:: Listed records ::

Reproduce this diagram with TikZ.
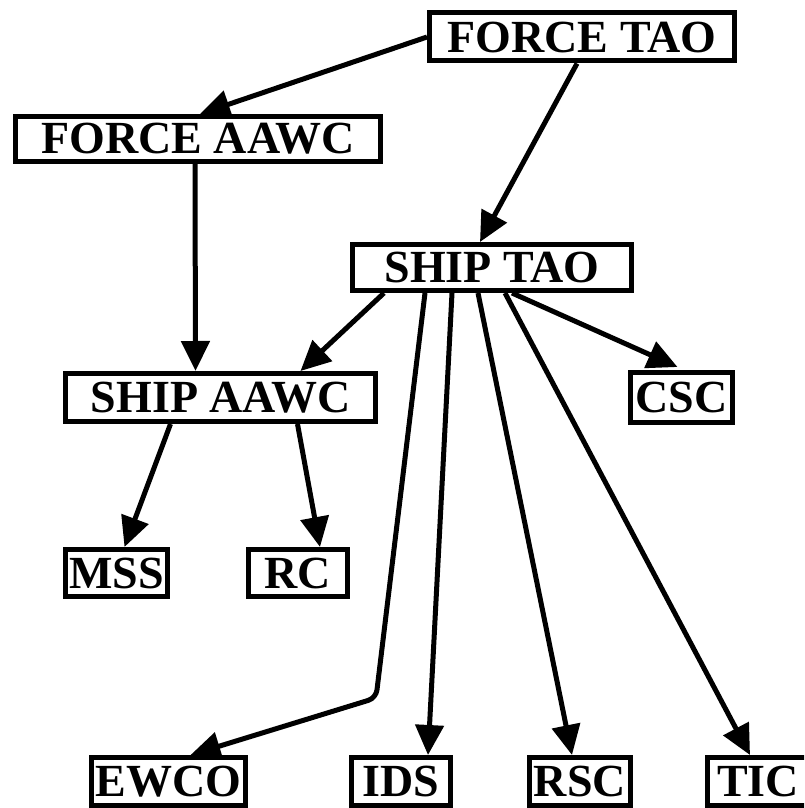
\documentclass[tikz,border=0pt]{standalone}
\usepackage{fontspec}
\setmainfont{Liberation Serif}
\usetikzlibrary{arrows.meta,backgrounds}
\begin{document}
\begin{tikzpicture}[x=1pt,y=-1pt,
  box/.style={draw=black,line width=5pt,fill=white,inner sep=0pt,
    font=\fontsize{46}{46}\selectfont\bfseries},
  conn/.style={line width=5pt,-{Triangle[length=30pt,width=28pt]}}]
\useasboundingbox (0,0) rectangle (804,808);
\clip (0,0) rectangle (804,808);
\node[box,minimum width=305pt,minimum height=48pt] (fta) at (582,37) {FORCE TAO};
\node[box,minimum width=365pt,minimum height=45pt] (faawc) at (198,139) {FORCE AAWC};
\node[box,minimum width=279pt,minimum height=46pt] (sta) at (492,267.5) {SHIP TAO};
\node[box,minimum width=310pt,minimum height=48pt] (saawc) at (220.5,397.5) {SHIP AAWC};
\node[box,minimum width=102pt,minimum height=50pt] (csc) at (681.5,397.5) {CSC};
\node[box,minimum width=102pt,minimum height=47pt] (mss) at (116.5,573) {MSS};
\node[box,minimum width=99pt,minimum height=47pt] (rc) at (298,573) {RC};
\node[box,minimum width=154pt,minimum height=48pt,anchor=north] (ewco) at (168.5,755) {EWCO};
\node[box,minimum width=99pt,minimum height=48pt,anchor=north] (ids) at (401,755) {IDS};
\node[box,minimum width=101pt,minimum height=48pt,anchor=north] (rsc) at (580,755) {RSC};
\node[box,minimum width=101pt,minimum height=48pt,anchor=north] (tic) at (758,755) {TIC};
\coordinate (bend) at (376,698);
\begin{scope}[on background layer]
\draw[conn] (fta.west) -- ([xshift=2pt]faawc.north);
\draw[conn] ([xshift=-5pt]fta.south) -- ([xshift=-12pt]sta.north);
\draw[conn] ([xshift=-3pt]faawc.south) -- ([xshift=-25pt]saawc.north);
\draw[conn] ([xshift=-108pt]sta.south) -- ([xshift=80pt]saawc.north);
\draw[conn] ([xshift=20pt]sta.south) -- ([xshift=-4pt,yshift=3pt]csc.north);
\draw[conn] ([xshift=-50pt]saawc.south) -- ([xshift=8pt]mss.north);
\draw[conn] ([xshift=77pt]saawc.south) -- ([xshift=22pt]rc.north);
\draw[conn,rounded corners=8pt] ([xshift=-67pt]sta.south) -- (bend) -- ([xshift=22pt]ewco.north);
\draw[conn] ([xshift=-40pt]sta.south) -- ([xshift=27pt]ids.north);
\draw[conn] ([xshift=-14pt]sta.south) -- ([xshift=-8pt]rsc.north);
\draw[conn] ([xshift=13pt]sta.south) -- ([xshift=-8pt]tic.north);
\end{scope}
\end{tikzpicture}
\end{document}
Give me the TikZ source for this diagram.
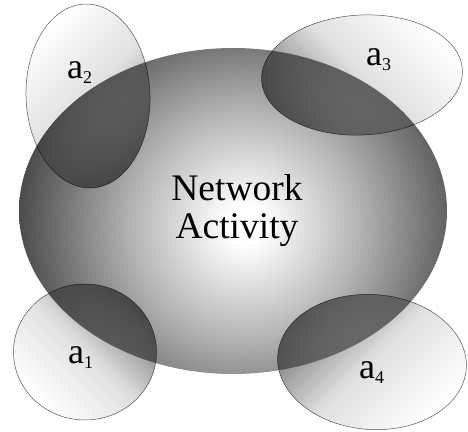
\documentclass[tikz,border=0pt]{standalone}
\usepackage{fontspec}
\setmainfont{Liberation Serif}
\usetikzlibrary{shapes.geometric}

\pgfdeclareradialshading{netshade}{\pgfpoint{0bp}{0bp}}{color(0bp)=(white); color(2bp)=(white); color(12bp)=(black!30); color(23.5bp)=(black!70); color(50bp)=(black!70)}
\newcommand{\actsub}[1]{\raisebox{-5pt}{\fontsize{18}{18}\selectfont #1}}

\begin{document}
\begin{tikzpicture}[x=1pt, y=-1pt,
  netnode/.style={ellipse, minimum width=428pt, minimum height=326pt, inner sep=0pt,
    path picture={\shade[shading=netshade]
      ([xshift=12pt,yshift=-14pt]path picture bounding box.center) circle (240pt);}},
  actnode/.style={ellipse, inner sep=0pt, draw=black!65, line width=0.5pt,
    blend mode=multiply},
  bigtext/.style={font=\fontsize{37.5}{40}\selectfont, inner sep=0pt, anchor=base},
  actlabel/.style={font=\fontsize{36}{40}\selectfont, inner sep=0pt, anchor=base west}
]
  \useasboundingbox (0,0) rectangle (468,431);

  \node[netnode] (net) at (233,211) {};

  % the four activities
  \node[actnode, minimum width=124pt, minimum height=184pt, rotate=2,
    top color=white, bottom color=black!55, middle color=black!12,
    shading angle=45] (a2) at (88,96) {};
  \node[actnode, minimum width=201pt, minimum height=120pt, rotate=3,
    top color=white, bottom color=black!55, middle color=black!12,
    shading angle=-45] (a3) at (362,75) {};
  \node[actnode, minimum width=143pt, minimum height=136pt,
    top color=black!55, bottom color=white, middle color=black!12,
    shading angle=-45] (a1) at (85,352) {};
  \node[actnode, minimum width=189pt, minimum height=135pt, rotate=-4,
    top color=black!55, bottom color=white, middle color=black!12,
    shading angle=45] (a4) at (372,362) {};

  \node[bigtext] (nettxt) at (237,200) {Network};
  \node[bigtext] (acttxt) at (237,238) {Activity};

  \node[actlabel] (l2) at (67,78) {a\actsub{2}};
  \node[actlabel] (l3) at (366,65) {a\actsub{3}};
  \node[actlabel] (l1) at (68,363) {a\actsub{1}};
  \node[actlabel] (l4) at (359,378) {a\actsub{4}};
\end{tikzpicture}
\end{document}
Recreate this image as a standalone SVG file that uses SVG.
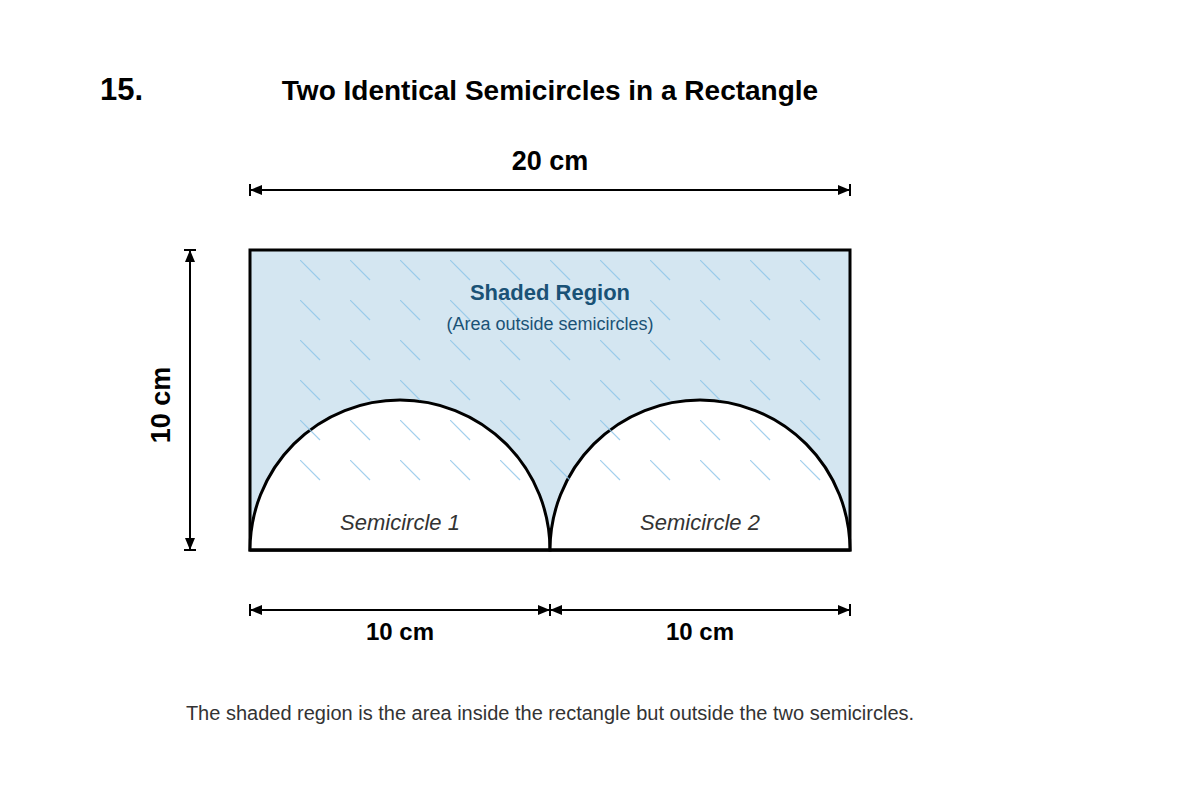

:: What you should do ::
Your first line is the one with "Give me the TikZ source for this diagram.", and your last is the one with "(net) at (233,211)". Copy those and every line between them exactly, without any pictures.

:: Worked answer ::
Give me the TikZ source for this diagram.
\documentclass[tikz,border=0pt]{standalone}
\usepackage{fontspec}
\setmainfont{Liberation Serif}
\usetikzlibrary{shapes.geometric}

\pgfdeclareradialshading{netshade}{\pgfpoint{0bp}{0bp}}{color(0bp)=(white); color(2bp)=(white); color(12bp)=(black!30); color(23.5bp)=(black!70); color(50bp)=(black!70)}
\newcommand{\actsub}[1]{\raisebox{-5pt}{\fontsize{18}{18}\selectfont #1}}

\begin{document}
\begin{tikzpicture}[x=1pt, y=-1pt,
  netnode/.style={ellipse, minimum width=428pt, minimum height=326pt, inner sep=0pt,
    path picture={\shade[shading=netshade]
      ([xshift=12pt,yshift=-14pt]path picture bounding box.center) circle (240pt);}},
  actnode/.style={ellipse, inner sep=0pt, draw=black!65, line width=0.5pt,
    blend mode=multiply},
  bigtext/.style={font=\fontsize{37.5}{40}\selectfont, inner sep=0pt, anchor=base},
  actlabel/.style={font=\fontsize{36}{40}\selectfont, inner sep=0pt, anchor=base west}
]
  \useasboundingbox (0,0) rectangle (468,431);

  \node[netnode] (net) at (233,211) {};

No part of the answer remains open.